Trams, Trials and Tribulations: the development of Cathedral Square, Christchurch 1900-18
Keywords:Transportation buildings, Plazas, John Robert Godley statue (Cathedral Square, Christchurch, N.Z.), Cathedral Square (Christchurch, N.Z.), Architecture, History, Aotearoa, New Zealand, 20th Century
Cathedral Square Christchurch is the city's premier urban space. Yet it is without doubt the most debated and controversial two and half hectares of urban design space in the city. Set out in the shape of cross rather than a square, the last five decades of the nineteenth century saw just as much controversy over its design and use as did the entire twentieth century and on into the beginnings of the twenty-first century. Over this time its design has been the butt of jokes, the subject of constant political debate and subject of many learned articles, seminars and conference papers.
The period 1900 to 1918 was one of intensive design change as Christchurch moved into the era of electric trams, motor buses and motor cars.
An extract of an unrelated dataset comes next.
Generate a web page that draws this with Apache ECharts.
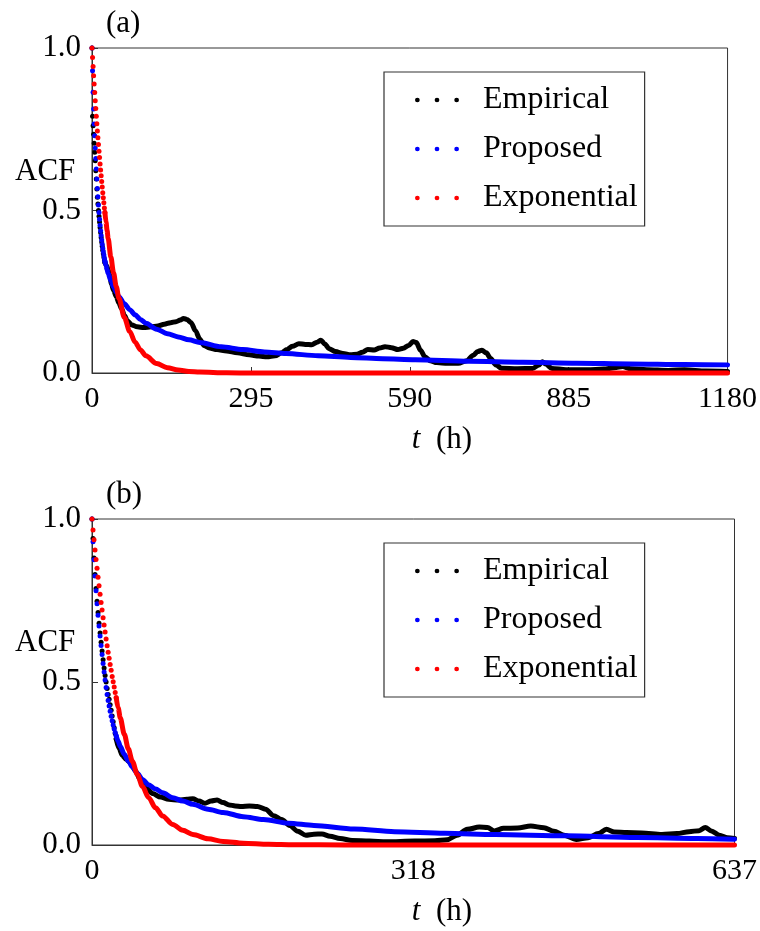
<!DOCTYPE html>
<html>
<head>
<meta charset="utf-8">
<script src="https://cdn.jsdelivr.net/npm/echarts@6/dist/echarts.min.js"></script>
<style>
  html, body { margin: 0; padding: 0; background: #ffffff; }
  #chart { width: 760px; height: 931px; }
</style>
</head>
<body>
<div id="chart"></div>
<script>
// Autocorrelation functions: empirical estimate versus two fitted models.
// Two records, panels (a) and (b); t in hours. Early lags are hourly samples.

const seriesNames = ['Empirical', 'Proposed', 'Exponential'];

// ---- Panel (a) ----
const xTicksA = ['0', '295', '590', '885', '1180'];
const empiricalA = [
  [0, 1.0], [1, 0.79], [2, 0.761], [3, 0.735], [4, 0.707], [5, 0.679], [6, 0.653], [7, 0.622],
  [8, 0.597], [9, 0.566], [10, 0.541], [11, 0.52], [12, 0.50], [13, 0.482], [14, 0.465],
  [15, 0.448], [16, 0.432], [17, 0.417], [18, 0.403], [19, 0.39], [20, 0.378], [21, 0.367],
  [22, 0.357], [23, 0.348], [24, 0.34], [27, 0.33], [30, 0.318], [33, 0.30], [36, 0.275],
  [40, 0.255], [45, 0.235], [50, 0.215], [55, 0.198], [60, 0.178], [66, 0.16], [74, 0.148],
  [84, 0.142], [96, 0.140], [110, 0.142], [122, 0.145], [134, 0.150], [146, 0.155],
  [156, 0.158], [164, 0.163], [170, 0.168], [176, 0.165], [184, 0.155], [192, 0.13],
  [200, 0.105], [208, 0.085], [218, 0.077], [232, 0.072], [250, 0.068], [270, 0.062],
  [292, 0.056], [310, 0.052], [325, 0.050], [340, 0.053], [352, 0.062], [362, 0.072],
  [372, 0.082], [384, 0.090], [396, 0.088], [408, 0.087], [418, 0.095], [425, 0.101],
  [432, 0.090], [440, 0.075], [452, 0.066], [466, 0.060], [480, 0.056], [492, 0.058],
  [502, 0.064], [512, 0.072], [524, 0.071], [534, 0.077], [544, 0.081], [556, 0.078],
  [568, 0.072], [578, 0.076], [588, 0.085], [596, 0.097], [602, 0.094], [610, 0.070],
  [618, 0.050], [628, 0.038], [640, 0.032], [660, 0.030], [680, 0.030], [696, 0.038],
  [708, 0.055], [716, 0.066], [724, 0.070], [732, 0.062], [740, 0.045], [750, 0.025],
  [760, 0.015], [790, 0.013], [818, 0.014], [830, 0.025], [836, 0.035], [842, 0.028],
  [854, 0.014], [880, 0.010], [920, 0.010], [950, 0.012], [970, 0.016], [985, 0.020],
  [1000, 0.013], [1030, 0.010], [1070, 0.008], [1100, 0.010], [1140, 0.006], [1180, 0.005]
];
const proposedA = [
  [0, 1.0], [1, 0.93], [2, 0.864], [3, 0.812], [4, 0.766], [5, 0.73], [6, 0.692], [7, 0.66],
  [8, 0.628], [9, 0.597], [10, 0.568], [11, 0.542], [12, 0.517], [13, 0.494], [14, 0.473],
  [15, 0.455], [16, 0.438], [17, 0.423], [18, 0.409], [19, 0.396], [20, 0.384], [21, 0.373],
  [22, 0.363], [23, 0.353], [24, 0.344], [26, 0.33], [28, 0.318], [30, 0.307], [35, 0.284],
  [40, 0.265], [45, 0.249], [50, 0.235], [60, 0.213], [70, 0.195], [80, 0.179], [90, 0.165],
  [100, 0.153], [120, 0.135], [140, 0.121], [160, 0.111], [180, 0.102], [200, 0.094],
  [240, 0.081], [280, 0.072], [320, 0.065], [360, 0.060], [420, 0.053], [480, 0.048],
  [540, 0.044], [600, 0.041], [700, 0.036], [800, 0.033], [900, 0.030], [1000, 0.028],
  [1100, 0.026], [1180, 0.025]
];
const exponentialA = [
  [0, 1.0], [1, 0.971], [2, 0.943], [3, 0.915], [4, 0.889], [5, 0.863], [6, 0.838],
  [7, 0.814], [8, 0.790], [9, 0.767], [10, 0.745], [11, 0.724], [12, 0.703], [13, 0.682],
  [14, 0.663], [15, 0.643], [16, 0.625], [17, 0.607], [18, 0.589], [19, 0.572], [20, 0.555],
  [21, 0.539], [22, 0.524], [23, 0.508], [24, 0.494], [26, 0.465], [28, 0.439], [30, 0.414],
  [35, 0.357], [40, 0.308], [45, 0.266], [50, 0.230], [60, 0.171], [70, 0.128], [80, 0.095],
  [90, 0.071], [100, 0.053], [120, 0.029], [140, 0.016], [160, 0.009], [180, 0.005],
  [200, 0.003], [250, 0.0006], [300, 0.0], [1180, 0.0]
];

// ---- Panel (b) ----
const xTicksB = ['0', '318', '637'];
const empiricalB = [
  [0, 1.0], [1, 0.94], [2, 0.88], [3, 0.83], [4, 0.787], [5, 0.748], [6, 0.713], [7, 0.68],
  [8, 0.65], [9, 0.622], [10, 0.595], [11, 0.568], [12, 0.543], [13, 0.52], [14, 0.50],
  [15, 0.48], [16, 0.462], [17, 0.447], [18, 0.43], [19, 0.413], [20, 0.396], [21, 0.378],
  [22, 0.36], [23, 0.342], [24, 0.325], [27, 0.295], [30, 0.275], [34, 0.262], [38, 0.252],
  [43, 0.228], [48, 0.20], [54, 0.175], [60, 0.158], [68, 0.147], [76, 0.140], [86, 0.138],
  [94, 0.140], [100, 0.142], [106, 0.135], [112, 0.128], [118, 0.135], [124, 0.138],
  [130, 0.130], [136, 0.123], [142, 0.120], [148, 0.118], [156, 0.120], [164, 0.118],
  [172, 0.110], [180, 0.090], [188, 0.078], [196, 0.060], [204, 0.042], [212, 0.030],
  [220, 0.033], [228, 0.034], [236, 0.027], [246, 0.020], [258, 0.014], [275, 0.012],
  [292, 0.010], [320, 0.012], [340, 0.013], [352, 0.016], [362, 0.030], [372, 0.048],
  [384, 0.055], [392, 0.054], [399, 0.043], [408, 0.051], [422, 0.052], [435, 0.058],
  [448, 0.053], [458, 0.042], [468, 0.030], [480, 0.017], [492, 0.022], [502, 0.035],
  [510, 0.048], [518, 0.040], [530, 0.038], [545, 0.037], [565, 0.032], [580, 0.035],
  [592, 0.041], [602, 0.044], [608, 0.054], [614, 0.043], [622, 0.030], [630, 0.022],
  [637, 0.020]
];
const proposedB = [
  [0, 1.0], [1, 0.93], [2, 0.875], [3, 0.825], [4, 0.78], [5, 0.74], [6, 0.705], [7, 0.672],
  [8, 0.641], [9, 0.612], [10, 0.584], [11, 0.557], [12, 0.531], [13, 0.506], [14, 0.483],
  [15, 0.462], [16, 0.443], [17, 0.426], [18, 0.41], [19, 0.395], [20, 0.381], [21, 0.368],
  [22, 0.356], [23, 0.345], [24, 0.335], [26, 0.318], [28, 0.303], [32, 0.278], [36, 0.258],
  [40, 0.240], [45, 0.219], [50, 0.201], [56, 0.185], [63, 0.172], [70, 0.160], [80, 0.145],
  [90, 0.135], [100, 0.125], [115, 0.110], [130, 0.100], [150, 0.087], [170, 0.078],
  [195, 0.067], [220, 0.060], [260, 0.049], [300, 0.041], [350, 0.036], [400, 0.032],
  [470, 0.028], [540, 0.023], [600, 0.020], [637, 0.018]
];
const exponentialB = [
  [0, 1.0], [1, 0.966], [2, 0.936], [3, 0.905], [4, 0.876], [5, 0.849], [6, 0.821],
  [7, 0.795], [8, 0.769], [9, 0.744], [10, 0.721], [11, 0.697], [12, 0.675], [13, 0.653],
  [14, 0.632], [15, 0.611], [16, 0.591], [17, 0.573], [18, 0.554], [19, 0.536], [20, 0.517],
  [21, 0.501], [22, 0.485], [23, 0.468], [24, 0.452], [26, 0.42], [28, 0.39], [32, 0.34],
  [36, 0.295], [40, 0.257], [45, 0.216], [50, 0.18], [56, 0.146], [63, 0.114], [70, 0.089],
  [80, 0.063], [90, 0.045], [100, 0.032], [115, 0.019], [130, 0.011], [150, 0.0057],
  [175, 0.0024], [200, 0.001], [250, 0.0002], [300, 0.0], [637, 0.0]
];

const yTicks = ['0.0', '0.5', '1.0'];

// ---- styling ----
const FONT = '"Liberation Serif", "Times New Roman", serif';
const AXIS_COLOR = '#333333';
const COLORS = { Empirical: '#000000', Proposed: '#0000ff', Exponential: '#ff0000' };
const DOT = 5;          // marker diameter
const DOT_LAGS = 24;    // hourly lags drawn as separate dots; beyond this the dots merge into a band
// three-dot legend marker
const DOTS_ICON = 'path://M0,2.35a2.35,2.35 0 1,0 4.7,0a2.35,2.35 0 1,0 -4.7,0z' +
  'M19.5,2.35a2.35,2.35 0 1,0 4.7,0a2.35,2.35 0 1,0 -4.7,0z' +
  'M39,2.35a2.35,2.35 0 1,0 4.7,0a2.35,2.35 0 1,0 -4.7,0z';

const panels = [
  { top: 48, height: 325, xMax: 1180, xInterval: 295, xTicks: xTicksA,
    data: [empiricalA, proposedA, exponentialA], tag: '(a)' },
  { top: 519, height: 326, xMax: 637, xInterval: 318.5, xTicks: xTicksB,
    data: [empiricalB, proposedB, exponentialB], tag: '(b)' }
];

const grids = [], xAxes = [], yAxes = [], series = [], legends = [], graphics = [];

panels.forEach((p, i) => {
  grids.push({ left: 92, top: p.top, width: 651, height: p.height, show: true,
    borderColor: AXIS_COLOR, borderWidth: 1, backgroundColor: 'transparent' });

  xAxes.push({
    gridIndex: i, type: 'value', min: 0, max: p.xMax, interval: p.xInterval,
    axisLine: { show: true, onZero: false, lineStyle: { color: AXIS_COLOR, width: 1 } },
    axisTick: { show: true, inside: true, length: 6, lineStyle: { color: AXIS_COLOR, width: 1 } },
    axisLabel: { show: true, fontFamily: FONT, fontSize: 30, color: '#000', margin: 11,
      showMinLabel: true, showMaxLabel: true,
      formatter: (v, idx) => p.xTicks[idx] },
    splitLine: { show: false }
  });

  yAxes.push({
    gridIndex: i, type: 'value', min: 0, max: 1, interval: 0.5,
    axisLine: { show: true, onZero: false, lineStyle: { color: AXIS_COLOR, width: 1 } },
    axisTick: { show: true, inside: true, length: 6, lineStyle: { color: AXIS_COLOR, width: 1 } },
    axisLabel: { show: true, fontFamily: FONT, fontSize: 31, color: '#000', margin: 11,
      formatter: (v, idx) => yTicks[idx] },
    splitLine: { show: false }
  });

  seriesNames.forEach((name, k) => {
    const pts = p.data[k];
    const color = COLORS[name];
    // sparse early lags: individual dots
    series.push({
      type: 'scatter', name: name, xAxisIndex: i, yAxisIndex: i,
      data: pts.filter(d => d[0] <= DOT_LAGS),
      symbol: 'circle', symbolSize: DOT, clip: false, silent: true,
      itemStyle: { color: color, opacity: 1 },
      z: 2 + k
    });
    // dense later lags: the dots overlap into a continuous band
    series.push({
      type: 'line', name: name, xAxisIndex: i, yAxisIndex: i,
      data: pts.filter(d => d[0] >= DOT_LAGS), showSymbol: false, symbol: 'circle',
      smooth: 0.3, smoothMonotone: 'x', clip: false, silent: true,
      lineStyle: { color: color, width: DOT, cap: 'round', join: 'round' },
      itemStyle: { color: color },
      z: 2 + k
    });
  });

  legends.push({
    show: true, orient: 'vertical', left: 384, top: p.top + 24,
    data: seriesNames, icon: DOTS_ICON, itemWidth: 44, itemHeight: 5, itemGap: 17,
    padding: [12, 7, 12, 31], borderColor: AXIS_COLOR, borderWidth: 1.2,
    backgroundColor: '#fff', selectedMode: false,
    textStyle: { fontFamily: FONT, fontSize: 32, color: '#000', lineHeight: 32,
      padding: [0, 0, 0, 19] }
  });

  // panel tag, y-axis title, x-axis title
  graphics.push(
    { type: 'text', left: 106, top: p.top - 40,
      style: { text: p.tag, fontFamily: FONT, fontSize: 31, fill: '#000' } },
    { type: 'text', x: 15, y: p.top + 124,
      style: { text: 'ACF', fontFamily: FONT, fontSize: 31, fill: '#000',
        align: 'left', verticalAlign: 'middle' } },
    { type: 'text', x: 442, y: p.top + p.height + 67,
      style: { text: '{i|t}  (h)', fontFamily: FONT, fontSize: 31, fill: '#000',
        align: 'center', verticalAlign: 'middle',
        rich: { i: { fontFamily: FONT, fontSize: 31, fontStyle: 'italic', fill: '#000' } } } }
  );
});

const chart = echarts.init(document.getElementById('chart'), null, { renderer: 'canvas' });
chart.setOption({
  animation: false,
  backgroundColor: '#ffffff',
  grid: grids,
  xAxis: xAxes,
  yAxis: yAxes,
  legend: legends,
  series: series,
  graphic: graphics
});
</script>
</body>
</html>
While handsome buildings grew on the square's perimeter during this period, in 1907 a less than attractive architecturally-designed transport shelter appeared in its centre causing architect Samuel Hurst Seager, a member of the Christchurch Beautifying Society, to describe it as a public building of "… appalling ugliness."
Inspired by the title "Tramway Trials and Tribulations - the saga of the tramway shelter" this paper will examine the design issues surrounding Cathedral Square during the period 1900-1918 – a period that saw the first competition to improve the aesthetic reading of this space.